Gus's mind chewed on the problem. Telephone out and no car on the premises.  Blinstock's old car was seldom used, often had a dead battery or flat tire or both.  Steve lay back now, in a state of shock.  The man might die if he didn't get medical care quickly.

"Stay with him, Hanratty," Gus said, and ran toward the truck.

Gus jumped into the cab, pumped the throttle, stepped on the starter.  The motor came to life as before, then died.

"That's the way she's been acting," Ezra chattered, coming up.  "What are we going to do, Gus?"

Gus said nothing.  He swung down, scooped up a fistful of tools.  He'd have to jerk the carburetor and tear it apart for cleaning.

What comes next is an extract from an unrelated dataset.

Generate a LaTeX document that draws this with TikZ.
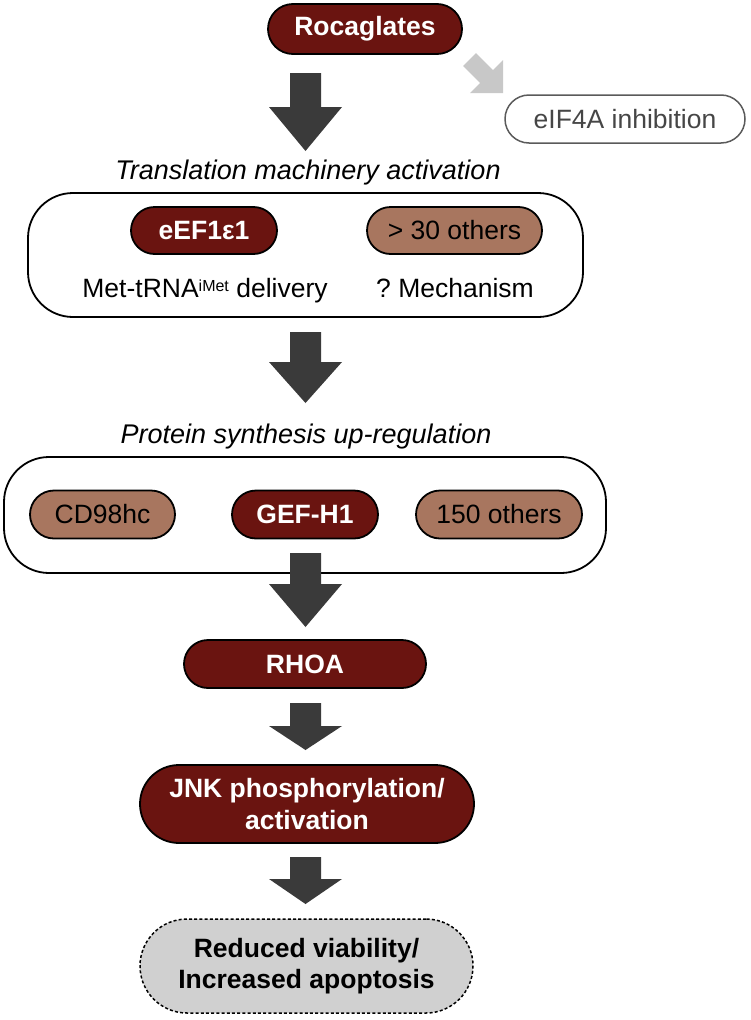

So Little Time-So Much to Do

His mind ran over the necessary steps; throttle rod to unhook, choke wire, gas line, vacuum line, two 5/16 nuts on two studs, lift the carburetor.  Disconnect linkage between throttle and accelerating pump arm, remove machine screws between throat casting and bowl casting.  Pull the two apart, remove and clean jets, clear float needle and don't drop it.

Gus reached out with a pair of side cutters to pull the cotter pin off the throttle rod.  A gust of wind whipped dust from Blinstock's field, and for a moment Gus was blinded.

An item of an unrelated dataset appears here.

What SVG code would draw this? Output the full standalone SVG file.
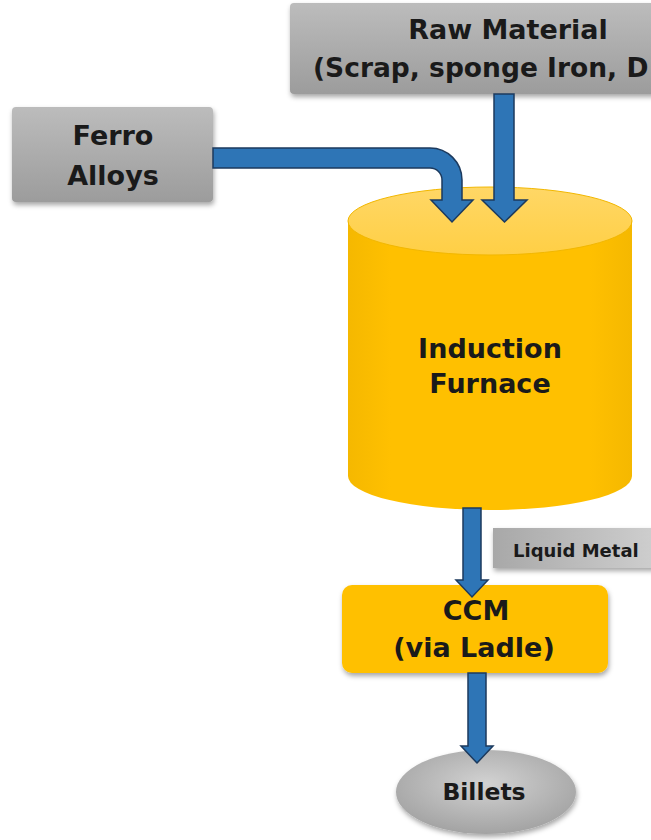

He backed out from the hood, straightened up.  The swirling dust had stirred an old memory, of a little man who had once driven into his pumps broke and discouraged, heading east to look for work.  He had come from where the dust blew much worse than this, where men fled before it for their very lives.  Gus had given that man a tank of gas, because he needed it, and the man had told Gus something about fighting dust.

Thoughtfully Gus moved under the hood again.  Swiftly he stripped number three and four wires from the spark plugs, reversed them.  He jumped into the truck cab, pumped the throttle to gain that tiny jet of injector gas, stepped on the starter.  The motor roared raggedly, backfired.  Gus leaped out replaced the two wires on their proper plugs, climbed back into the cab, and the truck began to roll toward the house.  Gus pulled up beside the injured man, leaped to the load of corn, kicking it around to form a bed.  "Lift Steve up to me," he said, "Easy does it."  They lifted the injured man, laid him gently down.

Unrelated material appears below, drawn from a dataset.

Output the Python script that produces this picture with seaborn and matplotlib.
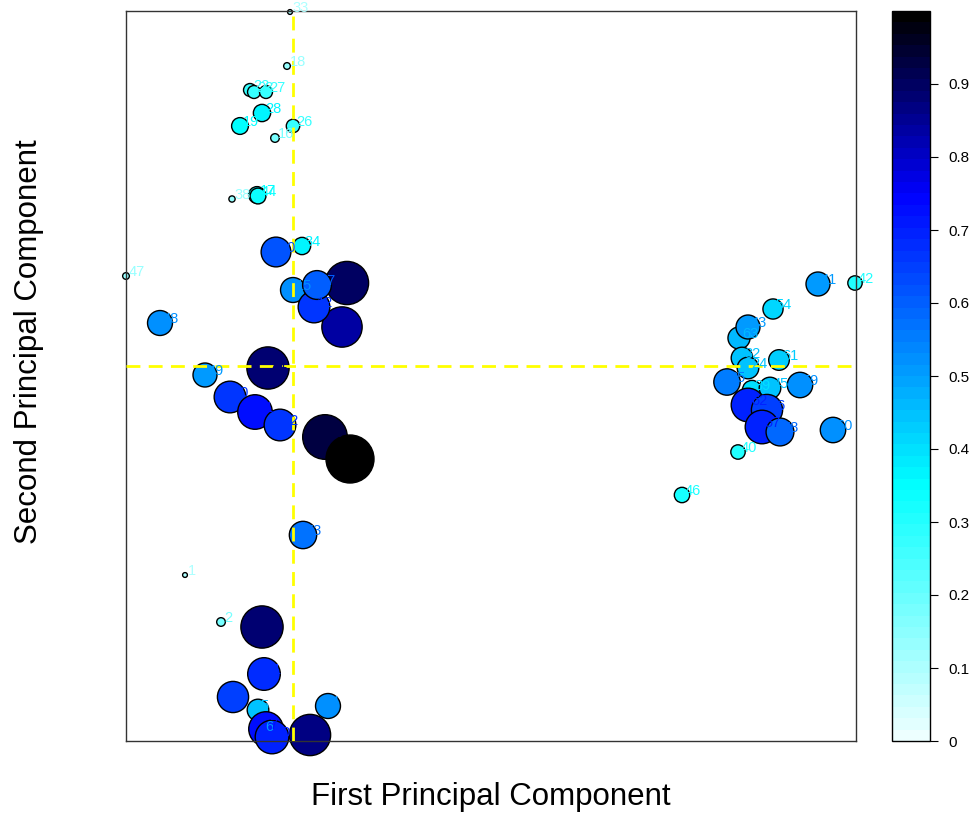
import numpy as np
import pandas as pd
import matplotlib
matplotlib.use("Agg")
import matplotlib.pyplot as plt
from matplotlib.colors import LinearSegmentedColormap, Normalize
from matplotlib.cm import ScalarMappable
import seaborn as sns

# ---- data ----
labels = ["1", "2", "3", "4", "5", "6", "7", "14", "11", "10", "13",
          "47", "48", "49", "50", "51", "52", "53",
          "21", "30", "31", "36", "29", "20", "34", "15", "12", "37",
          "33", "18", "22", "23", "27", "28", "19", "26", "16", "38", "17", "44",
          "41", "42", "54", "63", "43", "32", "24", "61", "35", "59", "39", "45",
          "62", "56", "57", "58", "60", "40", "46"]
pc1 = [59, 95, 107, 202, 132, 136, 140, 136, 138, 146, 184,
       0, 34, 79, 104, 129, 154, 177,
       142, 199, 224, 221, 216, 150, 176, 167, 188, 191,
       164, 161, 124, 128, 140, 136, 114, 167, 149, 106, 131, 132,
       692, 729, 647, 613, 622, 616, 622, 653, 601, 674, 626, 644,
       622, 641, 636, 654, 707, 612, 556]
pc2 = [166, 119, 44, 35, 31, 10, 12, 114, 67, 4, 6,
       465, 418, 366, 344, 329, 316, 206,
       373, 304, 282, 458, 414, 489, 495, 451, 434, 456,
       729, 675, 651, 649, 649, 628, 615, 615, 603, 542, 546, 545,
       457, 458, 432, 403, 414, 383, 373, 381, 359, 356, 351, 353,
       336, 331, 314, 309, 311, 289, 246]
score = [0.10, 0.18, 0.65, 0.52, 0.45, 0.50, 0.72, 0.88, 0.68, 0.70, 0.86,
         0.14, 0.52, 0.50, 0.66, 0.72, 0.66, 0.57,
         0.88, 0.93, 1.00, 0.90, 0.84, 0.62, 0.36, 0.52, 0.66, 0.60,
         0.10, 0.14, 0.27, 0.27, 0.27, 0.36, 0.35, 0.28, 0.18, 0.13, 0.35, 0.33,
         0.50, 0.30, 0.42, 0.46, 0.50, 0.45, 0.45, 0.43, 0.55, 0.53, 0.40, 0.45,
         0.70, 0.65, 0.70, 0.58, 0.53, 0.30, 0.32]
cross_x = 167
cross_y = 375
cbar_ticks = [0, 0.1, 0.2, 0.3, 0.4, 0.5, 0.6, 0.7, 0.8, 0.9]
cbar_ticklabels = ["0", "0.1", "0.2", "0.3", "0.4", "0.5", "0.6", "0.7", "0.8", "0.9"]

df = pd.DataFrame({"label": labels, "pc1": pc1, "pc2": pc2, "score": score})
df["area"] = df["score"] ** 2

sns.set_style("white")
plt.rcParams["font.family"] = ["Liberation Sans", "DejaVu Sans"]

cmap = LinearSegmentedColormap.from_list(
    "cyanblue",
    [(0.0, (0.93, 1.0, 1.0)), (0.35, (0.0, 1.0, 1.0)),
     (0.75, (0.0, 0.0, 1.0)), (1.0, (0.0, 0.0, 0.0))], N=64)
norm = Normalize(0, 1)

fig = plt.figure(figsize=(9.76, 8.13), dpi=100)
ax = fig.add_axes([126 / 976, 72 / 813, 730 / 976, 730 / 813])
cax = fig.add_axes([892 / 976, 72 / 813, 38 / 976, 730 / 813])

sns.scatterplot(data=df, x="pc1", y="pc2", hue="score", size="area",
                palette=cmap, hue_norm=norm, sizes=(0, 1194), size_norm=(0, 1),
                edgecolor="black", linewidth=1.0, legend=False, ax=ax,
                clip_on=False, zorder=2)

ax.set_xlim(0, 730)
ax.set_ylim(0, 730)
ax.set_xticks([])
ax.set_yticks([])
for sp in ax.spines.values():
    sp.set_color("#333333")
    sp.set_linewidth(1.0)

ax.axvline(cross_x, color="#ffff00", lw=2.0, ls=(0, (5, 3)), zorder=3)
ax.axhline(cross_y, color="#ffff00", lw=2.0, ls=(0, (5, 3)), zorder=3)

for lbl, x, y, s in zip(labels, pc1, pc2, score):
    ax.annotate(lbl, (x, y), xytext=(2, 3), textcoords="offset points",
                color=cmap(norm(s)), fontsize=10.5, ha="left", va="center",
                annotation_clip=False, zorder=4)

ax.set_xlabel("First Principal Component", fontsize=22.5, color="black")
ax.set_ylabel("Second Principal Component", fontsize=22.5, color="black")
ax.xaxis.set_label_coords(0.5, -0.056)
ax.yaxis.set_label_coords(-0.113, 0.547)

cb = fig.colorbar(ScalarMappable(norm=norm, cmap=cmap), cax=cax)
cb.set_ticks(cbar_ticks)
cb.set_ticklabels(cbar_ticklabels)
cb.ax.tick_params(labelsize=11, length=5.5, width=0.8, pad=8, direction="out",
                  colors="black")
cb.outline.set_edgecolor("black")
cb.outline.set_linewidth(1.0)

fig.savefig("out.png", dpi=100)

"Stay with him, Hanratty," Gus said.  "You too Shepard.  Ezra, you drive.  I'll ride the fender with the hood up.  When I yell once, you kick her out of gear and pump the throttle fast.  When I yell again, put her in gear and get going."

That was the way it was.  Several times on the way into town, the truck lost power, showed, threatened to quit. Each time, Gus yelled to Ezra as he reached in to twitch the wires from plugs three and four, and reverse them.  Ezra threw the truck out of gear, pumped the throttle.  The motor, freed of load, roared and backfired, Gus switched the wires back to the proper plugs and yelled to Ezra again.  Ezra pulled the truck into gear, and they went on.  In the hospital in town, prompt care brought Steve around and probably saved his life.

Although Ezra will always swear that it was Blinstock's dust that filled his carburetor with dirt, Gus reckoned that this had been a gradual accumulation over a period of time, caused by Ezra's foolish discarding of the air cleaner, thinking to gain power.  Back in the Model Garage, Gus found Hendricks and Hanratty looking at him, with admiration.

"I don't know what you did to that truck, Gus," Ezra declared, "but you did it.  You're one smart feller."

"Smart?" Gus leaned against the bench and lit his pipe.  "I wouldn't say that.  Matter of fact, I ridiculed the idea when the fellow told me about it."

"What feller?" demanded Ezra.

"This farmer from out West," Gus said.  "He told me how to clear carburetor jets in an emergency, by switching wires and causing backfiring through the jets."  Gus grinned.  "Sure glad I listened."